Alone in Assisi
It had been a very long time since I spent any time alone. Not just during the day alone, but really alone. Sleep alone. Get up when I wanted to, alone. Not make dinner for anyone, alone. Do something on a whim, alone. After so many months where my life has centered around caring for Michael, I needed a break. So I decided to take a weekend and plan a solo get away. Where could I travel to easily in Italia by train, be safe and get some quiet time? Florence is only 1.5 hrs by train from Roma, but it seemed too busy. Ah ha! Assisi has been on my list of places to visit, so it seemed like the perfect solo getaway.
Through Booking.com I found a very inexpensive hotel (less than 100€ for 2 nights and it was clean and quaint), the Hotel Berti, located just inside the ancient walls of the old city. I bought a train ticket online and early on a Friday morning off I went. The train ride from Rome took about 2 hrs, and with a first class ticket, I was comfortable enough. The walled city of Asisi sits up on a hill, terraced under Mt. Subasio. It was easy to find the city bus that goes from the train station up to the old city, and the hotel was just a 2 minute walk from the main bus stop.

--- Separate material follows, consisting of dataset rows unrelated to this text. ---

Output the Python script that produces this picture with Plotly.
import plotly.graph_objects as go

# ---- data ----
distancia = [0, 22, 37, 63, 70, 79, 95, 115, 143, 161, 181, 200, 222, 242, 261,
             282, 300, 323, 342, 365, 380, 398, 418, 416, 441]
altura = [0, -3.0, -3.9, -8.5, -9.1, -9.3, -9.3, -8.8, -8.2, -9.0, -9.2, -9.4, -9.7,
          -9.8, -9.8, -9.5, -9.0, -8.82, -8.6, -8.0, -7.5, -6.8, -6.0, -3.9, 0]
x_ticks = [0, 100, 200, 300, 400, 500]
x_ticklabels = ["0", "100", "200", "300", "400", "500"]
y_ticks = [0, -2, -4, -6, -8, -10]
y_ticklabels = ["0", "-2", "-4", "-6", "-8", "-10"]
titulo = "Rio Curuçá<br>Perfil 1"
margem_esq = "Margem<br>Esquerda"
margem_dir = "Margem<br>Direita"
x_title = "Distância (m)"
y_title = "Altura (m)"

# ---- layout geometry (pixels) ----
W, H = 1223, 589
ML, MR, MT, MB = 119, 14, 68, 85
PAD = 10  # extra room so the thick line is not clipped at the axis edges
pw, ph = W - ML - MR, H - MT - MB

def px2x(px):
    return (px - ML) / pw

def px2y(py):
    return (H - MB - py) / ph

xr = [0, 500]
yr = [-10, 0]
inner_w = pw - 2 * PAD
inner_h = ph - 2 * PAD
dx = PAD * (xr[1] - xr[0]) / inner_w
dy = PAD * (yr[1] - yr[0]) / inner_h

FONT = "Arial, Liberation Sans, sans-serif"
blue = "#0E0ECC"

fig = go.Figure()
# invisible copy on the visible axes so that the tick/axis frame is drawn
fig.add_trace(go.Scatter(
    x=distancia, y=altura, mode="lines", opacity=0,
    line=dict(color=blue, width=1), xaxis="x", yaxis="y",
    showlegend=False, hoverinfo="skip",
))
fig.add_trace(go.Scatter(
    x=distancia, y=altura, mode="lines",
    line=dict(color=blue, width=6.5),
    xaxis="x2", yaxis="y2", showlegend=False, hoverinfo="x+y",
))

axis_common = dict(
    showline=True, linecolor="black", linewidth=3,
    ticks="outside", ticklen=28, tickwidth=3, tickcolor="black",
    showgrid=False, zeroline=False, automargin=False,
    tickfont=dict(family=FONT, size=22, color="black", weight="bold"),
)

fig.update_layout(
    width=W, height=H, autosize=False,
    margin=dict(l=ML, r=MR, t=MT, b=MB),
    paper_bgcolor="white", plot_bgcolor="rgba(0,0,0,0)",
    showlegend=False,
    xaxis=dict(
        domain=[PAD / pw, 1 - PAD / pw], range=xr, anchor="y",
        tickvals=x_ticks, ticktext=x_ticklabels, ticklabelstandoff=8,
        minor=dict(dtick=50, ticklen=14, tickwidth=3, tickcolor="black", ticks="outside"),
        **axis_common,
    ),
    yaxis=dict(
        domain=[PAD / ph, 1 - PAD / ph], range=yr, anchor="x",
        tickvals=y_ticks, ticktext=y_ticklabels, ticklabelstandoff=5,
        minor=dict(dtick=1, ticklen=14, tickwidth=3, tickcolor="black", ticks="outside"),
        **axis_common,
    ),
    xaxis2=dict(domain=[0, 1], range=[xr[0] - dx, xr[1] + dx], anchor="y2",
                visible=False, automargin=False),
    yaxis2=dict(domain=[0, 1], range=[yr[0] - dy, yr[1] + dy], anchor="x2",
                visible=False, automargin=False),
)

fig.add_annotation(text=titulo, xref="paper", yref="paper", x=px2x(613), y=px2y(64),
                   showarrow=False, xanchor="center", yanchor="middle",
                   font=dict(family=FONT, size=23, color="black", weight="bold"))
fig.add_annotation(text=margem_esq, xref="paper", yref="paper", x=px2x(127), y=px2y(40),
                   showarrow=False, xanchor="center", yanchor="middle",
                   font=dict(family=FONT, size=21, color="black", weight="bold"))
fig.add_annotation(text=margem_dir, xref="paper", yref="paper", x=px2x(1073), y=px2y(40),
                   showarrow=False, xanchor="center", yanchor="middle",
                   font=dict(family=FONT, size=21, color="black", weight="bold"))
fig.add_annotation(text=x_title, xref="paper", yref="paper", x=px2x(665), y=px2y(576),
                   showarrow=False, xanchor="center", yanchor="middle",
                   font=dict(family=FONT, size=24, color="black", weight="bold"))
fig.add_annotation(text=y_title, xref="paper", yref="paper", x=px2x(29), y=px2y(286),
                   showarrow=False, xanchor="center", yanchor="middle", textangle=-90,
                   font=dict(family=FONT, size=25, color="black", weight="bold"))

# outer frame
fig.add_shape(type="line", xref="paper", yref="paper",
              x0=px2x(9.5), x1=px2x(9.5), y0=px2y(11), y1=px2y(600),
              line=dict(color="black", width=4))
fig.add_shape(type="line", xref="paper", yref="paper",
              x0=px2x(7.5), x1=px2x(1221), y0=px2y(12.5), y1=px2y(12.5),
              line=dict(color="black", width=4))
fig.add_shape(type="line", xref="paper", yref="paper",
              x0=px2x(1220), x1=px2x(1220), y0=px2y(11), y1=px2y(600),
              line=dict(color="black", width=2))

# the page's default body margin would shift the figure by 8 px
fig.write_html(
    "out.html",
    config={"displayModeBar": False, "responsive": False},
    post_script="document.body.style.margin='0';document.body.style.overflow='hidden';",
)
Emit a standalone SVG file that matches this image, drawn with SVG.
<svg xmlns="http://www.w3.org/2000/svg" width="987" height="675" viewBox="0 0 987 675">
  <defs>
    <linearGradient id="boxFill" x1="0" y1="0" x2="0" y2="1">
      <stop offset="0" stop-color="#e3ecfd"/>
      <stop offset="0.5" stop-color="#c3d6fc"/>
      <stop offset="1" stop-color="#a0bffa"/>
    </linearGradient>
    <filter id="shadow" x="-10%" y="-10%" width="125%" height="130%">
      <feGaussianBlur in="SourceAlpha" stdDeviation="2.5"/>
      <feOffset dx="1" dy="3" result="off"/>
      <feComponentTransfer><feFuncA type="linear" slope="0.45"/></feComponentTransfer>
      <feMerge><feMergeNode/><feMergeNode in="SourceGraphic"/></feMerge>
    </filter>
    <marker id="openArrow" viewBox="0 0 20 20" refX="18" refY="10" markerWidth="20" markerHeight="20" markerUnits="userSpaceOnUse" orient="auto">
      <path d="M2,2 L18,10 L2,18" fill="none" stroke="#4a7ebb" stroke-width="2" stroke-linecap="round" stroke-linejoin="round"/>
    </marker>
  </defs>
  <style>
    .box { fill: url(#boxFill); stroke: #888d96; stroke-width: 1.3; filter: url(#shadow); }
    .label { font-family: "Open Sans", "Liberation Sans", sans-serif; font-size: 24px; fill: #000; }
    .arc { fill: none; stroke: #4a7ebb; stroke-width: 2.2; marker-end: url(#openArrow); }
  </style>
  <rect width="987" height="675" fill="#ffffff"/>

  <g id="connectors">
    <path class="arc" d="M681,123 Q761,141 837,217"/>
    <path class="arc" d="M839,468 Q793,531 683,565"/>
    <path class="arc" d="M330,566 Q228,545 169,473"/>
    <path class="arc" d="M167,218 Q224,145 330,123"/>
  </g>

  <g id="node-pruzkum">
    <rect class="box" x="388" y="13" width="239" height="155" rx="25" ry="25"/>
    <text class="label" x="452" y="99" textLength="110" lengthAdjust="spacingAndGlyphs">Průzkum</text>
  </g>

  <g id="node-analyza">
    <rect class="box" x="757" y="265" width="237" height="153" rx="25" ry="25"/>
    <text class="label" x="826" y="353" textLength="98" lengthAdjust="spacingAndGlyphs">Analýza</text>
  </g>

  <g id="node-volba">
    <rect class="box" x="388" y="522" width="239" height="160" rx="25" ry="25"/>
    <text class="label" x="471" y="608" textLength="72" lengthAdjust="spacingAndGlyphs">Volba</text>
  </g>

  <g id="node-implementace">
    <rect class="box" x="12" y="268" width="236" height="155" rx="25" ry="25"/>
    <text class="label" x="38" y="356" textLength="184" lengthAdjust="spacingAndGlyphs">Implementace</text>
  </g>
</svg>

Assisi, is best known as the birthplace of St. Francesco (known at Saint Francis of Assisi, but interestingly born Giovanni di Pietro di Bernardone and nicknamed “Francesco” by his father). He was born into a wealthy family in approximately 1181. As a young adult he experienced a vision that led him to renounce his wealth, begin to preach, and live a life of poverty. He founded three Catholic orders, and while never ordained as a priest, he was pronounced a saint in 1228 by Pope Gregory IX. Francesco lived his life in such a way as to imitate the life of Christ and carry out the work of Christ. He also experienced the stigmata, the wounds of Christ.

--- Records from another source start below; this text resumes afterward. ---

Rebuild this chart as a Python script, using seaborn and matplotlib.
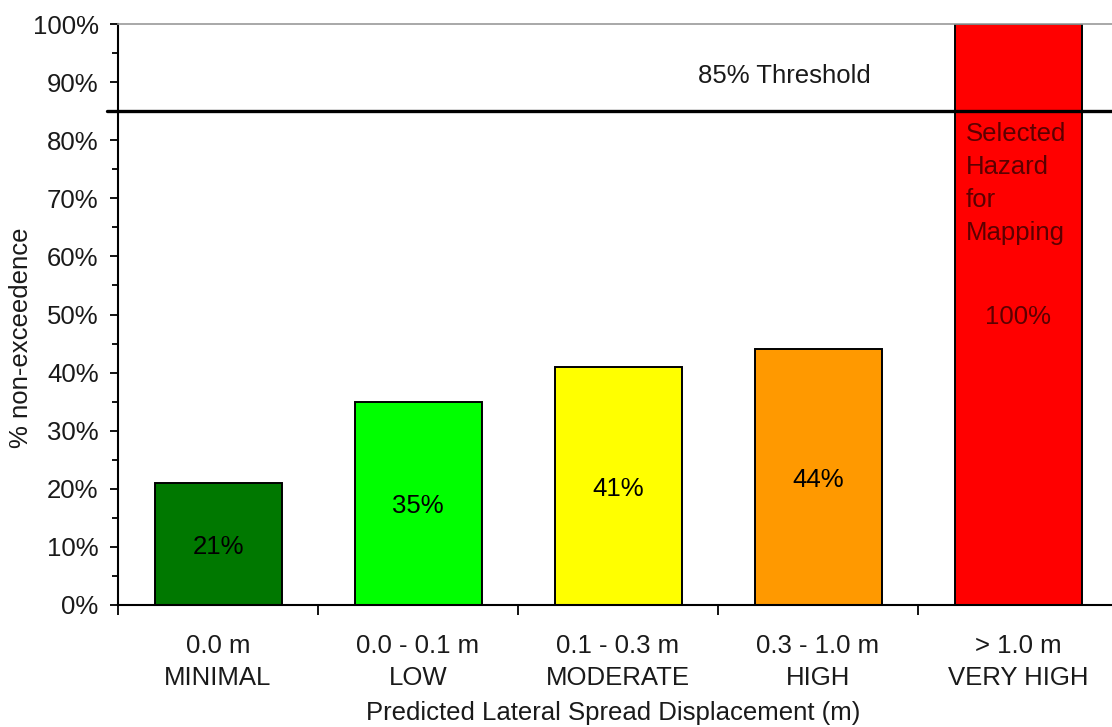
import matplotlib
matplotlib.use("Agg")
import matplotlib.pyplot as plt
import seaborn as sns
import pandas as pd
from matplotlib.ticker import MultipleLocator, FixedLocator, FuncFormatter, NullFormatter

# Displacement classes and the share of non-exceedence for each
ranges = ["0.0 m", "0.0 - 0.1 m", "0.1 - 0.3 m", "0.3 - 1.0 m", "> 1.0 m"]
hazard = ["MINIMAL", "LOW", "MODERATE", "HIGH", "VERY HIGH"]
non_exceedence = [21, 35, 41, 44, 100]
bar_colors = ["#007800", "#00FF00", "#FFFF00", "#FF9900", "#FF0000"]
threshold = 85
selected_note = "Selected\nHazard\nfor\nMapping"

sns.set_style("ticks")
plt.rcParams["font.family"] = ["Liberation Sans", "DejaVu Sans"]
FS = 18.5
TXT = "#1a1a1a"

df = pd.DataFrame({"hazard": hazard, "value": non_exceedence})

fig = plt.figure(figsize=(11.12, 7.27), dpi=100)
ax = fig.add_axes([118 / 1112, 1 - 605 / 727, 1000 / 1112, 581 / 727])

sns.barplot(data=df, x="hazard", y="value", hue="hazard", palette=bar_colors,
            legend=False, width=0.635, edgecolor="black", linewidth=1.4,
            saturation=1, ax=ax, zorder=2)

ax.set_xlim(-0.5, len(hazard) - 0.5)
ax.set_ylim(0, 100)

# y axis: percent ticks every 10 with half-step minors
ax.yaxis.set_major_locator(MultipleLocator(10))
ax.yaxis.set_minor_locator(MultipleLocator(5))
ax.yaxis.set_major_formatter(FuncFormatter(lambda v, p: f"{v:.0f}%"))
ax.tick_params(axis="y", which="major", direction="out", length=6, width=1.3,
               labelsize=FS, labelcolor=TXT, pad=8, color="black")
ax.tick_params(axis="y", which="minor", direction="out", length=4, width=1.3,
               color="black")

# x axis: ticks at class boundaries, labels centred in each class
ax.xaxis.set_major_locator(FixedLocator([i - 0.5 for i in range(len(hazard) + 1)]))
ax.xaxis.set_major_formatter(NullFormatter())
ax.xaxis.set_minor_locator(FixedLocator(list(range(len(hazard)))))
ax.set_xticks(list(range(len(hazard))),
              [f"{r}\n{h}" for r, h in zip(ranges, hazard)], minor=True)
ax.tick_params(axis="x", which="major", direction="out", length=7, width=1.3,
               color="black")
ax.tick_params(axis="x", which="minor", length=0, labelsize=FS,
               labelcolor=TXT, pad=21)
for lab in ax.get_xticklabels(minor=True):
    lab.set_linespacing(1.42)

ax.set_xlabel("Predicted Lateral Spread Displacement (m)", fontsize=FS,
              color=TXT, va="bottom")
ax.xaxis.set_label_coords(0.495, -0.207)
ax.set_ylabel("% non-exceedence", fontsize=FS, color=TXT)
ax.yaxis.set_label_coords(-0.085, 0.46)

for side in ("left", "bottom"):
    ax.spines[side].set_color("black")
    ax.spines[side].set_linewidth(1.5)
ax.spines["top"].set_visible(True)
ax.spines["top"].set_color("#9a9a9a")
ax.spines["top"].set_linewidth(1.2)
ax.spines["right"].set_visible(False)

# value labels centred in each bar
for i, v in enumerate(non_exceedence):
    color = "#5c0000" if v >= threshold else "black"
    ax.text(i, v / 2 - 0.5, f"{v}%", ha="center", va="center",
            fontsize=FS, color=color, zorder=4)

# threshold line and its caption
ax.axhline(threshold, xmin=-0.011, xmax=1.0, color="black", linewidth=2.4,
           clip_on=False, zorder=3)
ax.text(2.83, threshold + 6.0, f"{threshold}% Threshold", ha="center",
        va="center", fontsize=FS, color=TXT)

# note inside the selected class
sel = non_exceedence.index(max(non_exceedence))
ax.text(sel - 0.26, threshold - 1.8, selected_note, ha="left", va="top",
        fontsize=FS, color="#5c0000", linespacing=1.48, zorder=4)

fig.savefig("out.png", dpi=100)
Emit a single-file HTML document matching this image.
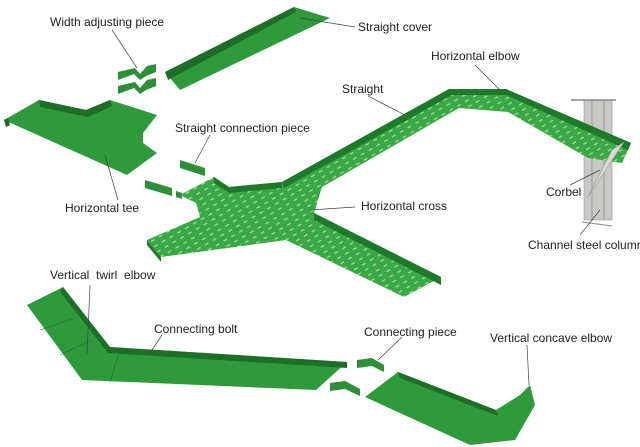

The Basilica of St. Francesco, a UNESCO World Heritage Site, is an amazing church and an important site for Christian pilgrims. There are actually 2 churches, the Lower Church and the Upper Church and a crypt below which contains the tomb and remains of St. Francesco. There is also a Franciscan Friary that is incorporated as part of the Basilica complex. The Lower Church is amazing for it’s frescos, which highlight the development of medieval art during the period. There is also a very simple room that was originally used as a meeting room for the friars, which today holds artifacts from Francesco’s life. I took a lot of photos which you can see below.
There are many churches in Assisi and I visited another important Basilica in the walled ancient city, the Basilica of Saint Clare, who was a follower of Francesco. Her tomb lies in the crypt below and was quite beautiful and moving. I also visited San Rufino Cathedral, built in 1140, which is famous for housing the christening font where St. Clare and St. Francesco were baptized. The Temple of Minerva, from the first century sits next to the Civic Tower in the Piazza del Comune, and was reconverted in the 16th century into what is today the St. Maria Sopraminerva Church.

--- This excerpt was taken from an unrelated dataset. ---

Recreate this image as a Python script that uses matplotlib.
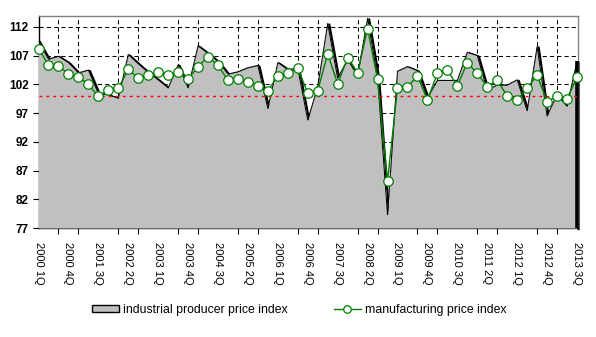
"""Quarterly price indices: industrial producer (area) vs manufacturing (line)."""

import matplotlib

matplotlib.use("Agg")
import matplotlib.pyplot as plt
from matplotlib.transforms import offset_copy

plt.rcParams["font.family"] = ["Liberation Sans", "DejaVu Sans"]

# Quarters 2000 1Q .. 2013 3Q
quarters = [f"{y} {q}Q" for y in range(2000, 2014) for q in range(1, 5)][:55]

industrial = [
    109.5, 106.4, 106.9, 105.8, 104.0, 104.5, 100.4, 100.2, 99.6, 107.2,
    105.6, 104.1, 102.8, 101.4, 105.4, 101.4, 108.7, 107.4, 106.0, 103.8,
    104.2, 104.9, 105.3, 97.8, 105.8, 104.6, 104.8, 95.8, 101.6, 112.6,
    103.1, 106.3, 103.5, 113.5, 103.2, 79.3, 104.3, 105.1, 104.4, 99.6,
    102.7, 102.7, 102.7, 107.6, 107.0, 101.0, 101.9, 101.9, 102.8, 97.4,
    108.6, 96.5, 100.2, 98.2, 106.0,
]

manufacturing = [
    108.2, 105.4, 105.2, 103.8, 103.3, 102.0, 99.9, 101.1, 101.3, 104.6,
    103.1, 103.6, 104.2, 103.6, 104.1, 102.9, 105.1, 106.8, 105.3, 102.7,
    102.9, 102.5, 101.8, 100.9, 103.5, 104.0, 104.8, 100.5, 100.9, 107.3,
    102.1, 106.6, 104.0, 111.7, 102.9, 85.2, 101.3, 101.5, 103.5, 99.3,
    103.9, 104.5, 101.7, 105.8, 103.9, 101.6, 102.7, 100.0, 99.3, 101.3,
    103.6, 99.0, 99.9, 99.5, 103.2,
]

baseline = 100
y_ticks = [77, 82, 87, 92, 97, 102, 107, 112]

x = list(range(len(quarters)))
y_floor = 77

fig = plt.figure(figsize=(5.96, 3.37), dpi=100)
fig.subplots_adjust(left=0.0646, right=0.9706, top=0.9525, bottom=0.3234)
ax = fig.add_subplot(111)

# shadow of the area outline, shifted a little right/down
shadow = offset_copy(ax.transData, fig=fig, x=1.6, y=-1.0, units="dots")
ax.plot(x + [x[-1]], industrial + [y_floor], color="black", lw=1.6,
        transform=shadow, zorder=2, clip_on=False)

ax.fill_between(x, industrial, y_floor, color="#c0c0c0", lw=0, zorder=3,
                label="industrial producer price index")
ax.plot(x, industrial, color="black", lw=0.7, zorder=3.5)
# closing edge of the area on the right
ax.plot([x[-1], x[-1]], [industrial[-1], y_floor], color="black", lw=2.6,
        zorder=3.6, clip_on=False, solid_capstyle="butt")

ax.axhline(baseline, color="red", lw=1.0, linestyle=(0, (2, 3)), zorder=4)

ax.plot(x, manufacturing, color="green", lw=1.0, marker="o", ms=6.8,
        mfc="white", mec="green", mew=0.9, zorder=5, clip_on=False,
        label="manufacturing price index")

ax.set_xlim(0, 54.15)
ax.set_ylim(y_floor, 113.9)

# labels every 3rd quarter, tick marks + grid every 2nd
ax.set_xticks(x[::3])
ax.set_xticklabels(quarters[::3], rotation=270, fontsize=8)
ax.set_xticks(x[::2], minor=True)
ax.tick_params(axis="x", which="major", length=0, pad=10)
ax.tick_params(axis="x", which="minor", length=4, direction="out", width=0.8)
ax.grid(True, axis="x", which="minor", color="black", lw=0.75,
        linestyle=(0, (4, 3)), zorder=1)

ax.set_yticks(y_ticks)
ax.set_yticklabels([str(v) for v in y_ticks], fontsize=8.5, fontweight="bold")
ax.tick_params(axis="y", length=4, direction="out", width=0.8, pad=3)
ax.grid(True, axis="y", color="black", lw=0.75, linestyle=(0, (4, 3)), zorder=1)
ax.set_axisbelow(True)

for side in ("left", "bottom"):
    ax.spines[side].set_color("black")
    ax.spines[side].set_linewidth(1.0)
for side in ("top", "right"):
    ax.spines[side].set_color("#808080")
    ax.spines[side].set_linewidth(1.0)

handles, labels = ax.get_legend_handles_labels()
leg = fig.legend(
    handles, labels, loc="center", bbox_to_anchor=(0.502, 0.08), ncol=2,
    frameon=False, fontsize=8.8, handlelength=2.2, handleheight=0.5,
    handletextpad=0.3, columnspacing=3.8, markerscale=0.8,
)
for h in leg.legend_handles:
    if hasattr(h, "set_edgecolor"):
        h.set_edgecolor("black")
        h.set_linewidth(1.0)

fig.savefig("out.png", dpi=100, facecolor="white")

I ended up on Saturday taking the train to Perugia, I guess, just because I could! I met a lovely American couple, Jason and Melissa, who were on a short day trip prior to her running in the Rome Marathon the next day. I enjoyed a pleasant, but cold day hanging out and lunching with them before saying goodbye.
Assisi has many more sights to see than I was able to do in a few short days. I ate well, particularly at Risorante La Pallota where I met the neighbors fluffy dog and had visions of my mama while eating a Umbrian/Tuscan chicken liver pate (it was as good as my mama’s chopped liver!). I spent a few evenings with Nila, the owner at Bibenda Wine Bar, which is rated as the number one restaurant in Assisi for a good reason (although interestingly, she serves mainly appetizers to go along with her extensive selection of delicious wines). I stumbled upon a modern art show and wandered the city’s streets.
Many people talk about the spiritual energy of Assisi and I was curious about how I would feel there. Assisi is famous for it’s religious institutions, which naturally attract people interested in living a more spiritual, than secular life. While you do see many tourists walking around, priests, nuns and friars are a very common part of the landscape of the city. When the day tripping tourists leave, there is a calm and quiet that settles over the city. Sitting in one of the Basilica or churches you do feel the energy of the millions of prayers having been spoken within.
While I enjoyed my time alone, and I enjoyed Assisi, at the core, I am a nature kind of gal. Sedona still holds my heart and my spirit soars when I am there. I’ll be back home there for a visit soon. Red rocks…here I come.